Expansion may not be over, either. Recent speculation has focused on the Big 12, Florida State and Clemson. The Clemson Board of Trustees and Florida State's Board of Trustees chairman Andy Haggard have both said they must explore options if a viable conference alternative is presented to them.
The recent bowl alignment between the Big 12 and SEC has not helped matters, either, painting doomsday scenarios for the ACC and Big East.
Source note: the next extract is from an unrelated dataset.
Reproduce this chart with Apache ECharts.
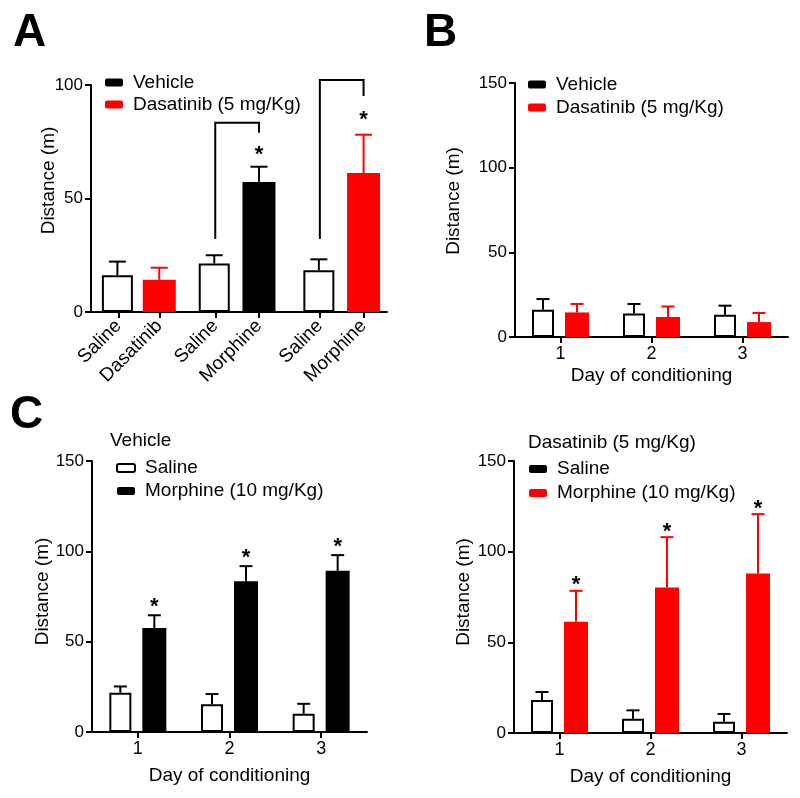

Big 12 interim commissioner Chuck Neinas continues to maintain that his league is happy at 10. But if we have learned anything about the last year, it is the old refrain from "The X-Files."
Trust No One.
"We need to get to a time of greater stability," Swarbrick said. "Because one of the challenges with it isn't just that we've had change. It's that some of it hasn't played out in a way that is consistent with the ethos of colleges and universities in the United States. It's important to get a period of greater calm."
Not consistent with collegial values? Like Texas A&M changing its mind about the SEC a year after declining overtures? Like Missouri chancellor Brady Deaton serving as Big 12 board chairman while his school was exploring options to the SEC? Like Pitt voting against a new Big East TV deal last spring, only to turn around and leave for the ACC? Like West Virginia bullying its way out of the Big East without serving the required 27-month waiting period, filing suit against the Big East instead? Like Pitt filing its own suit to leave before the required waiting period?
Back-stabbing has become the norm, even with "University" attached to all these teams. Making moves is all about big business these days, regardless of hurt feelings or good ol' collegial ties.
The best deal wins.
That mentality all but assures the conference carousel will keep spinning.